Wednesday, March 21, 2012

Learning to Make Cheese

Cheese making is an art form that until I started to shop more locally I never even thought about attempting to learn.  In recent years I've been thinking more about supporting local farmers and wanting to know more about where my food comes from.

I live in a suburb of Philadelphia but I work about an hour north of the city. This area is rural and it's easy to find fresh milk and vegetables, but finding a local source of cheese and yogurt has been more of a challenge.
I started thinking about trying to make my own cheese about a year ago, but it look the Urban Farm Handbook Challenge to motivate me to try it.

The monthly challenge for Februray was Soil Building. I spent some time learning more about how to prep the soil in my raised beds and built a temporary compost bin. It was an inexpensive, fast way to get my pile started (I had one of those black plastic towers at my old house.) Later this year I plan to construct a multi-bin system.

This month the challenge is Home Dairy. Besides the Urban farm Handbook I also purchased another book Home Dairy  by Ashley English from the Homemade Living Series. I have to say I love this book. The recipes are simple, straight forward and easy to understand.

Before making cheese I needed to buy a few cheese making supplies:

I decided to try to make mozzarella first.
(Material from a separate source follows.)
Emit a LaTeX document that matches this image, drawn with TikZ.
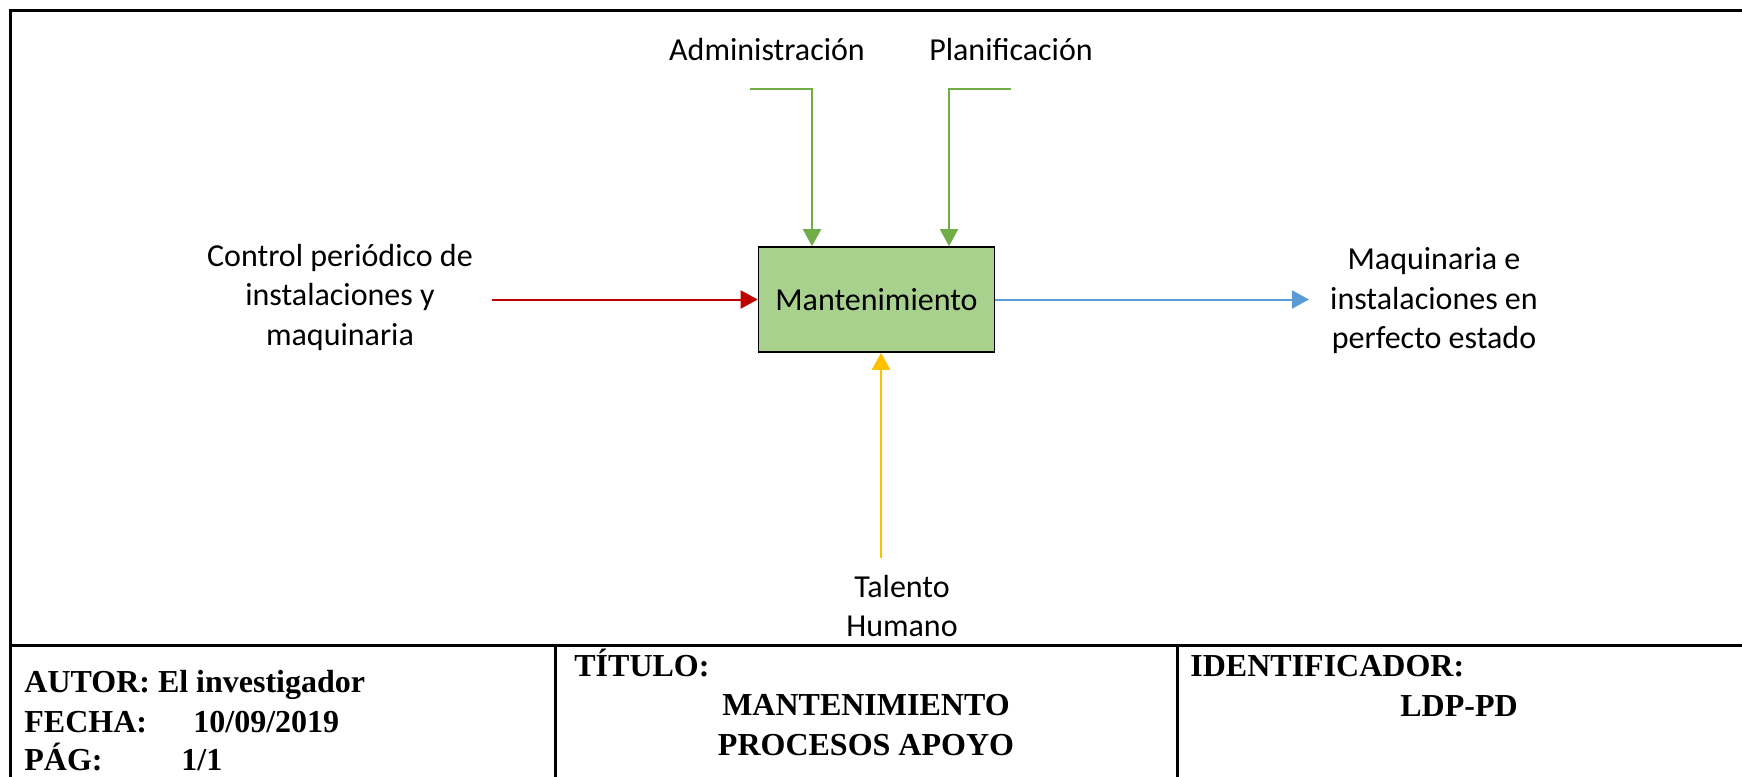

It was much easier than I thought it would be.

I used 1 gallon of fresh local milk and ended up with good sized piece of mozzarella. I also made some ricotta from the whey that was left over from the process. 

This is the harder type of mozzarella. Not the type that is softer and in a brine.

Perfect for making pizza!

I would call this adventure a success.


  1. very nice! I like making my own mozzarella and farmers cheese once in a while when I get a whim to do it but we don't eat alot of cheese so it's not often occurance.

    1. I'll have to try the farmer's cheese too. I think I'm going to try feta this weekend if it rains. I love cheese! :)

  2. Wow that is pretty cool. Where did you find your supplies?

    1. I got everything I needed except for the milk at New England Cheesemaking Supply Company (online). They had very fast shipping!

  3. That is awesome. I need to find a source for raw milk in my area. I think I need to get that book too. Thanks for sharing.

    1. Raw milk is best, but if you can't find a good source you can use milk that is not ultra-pasteurized.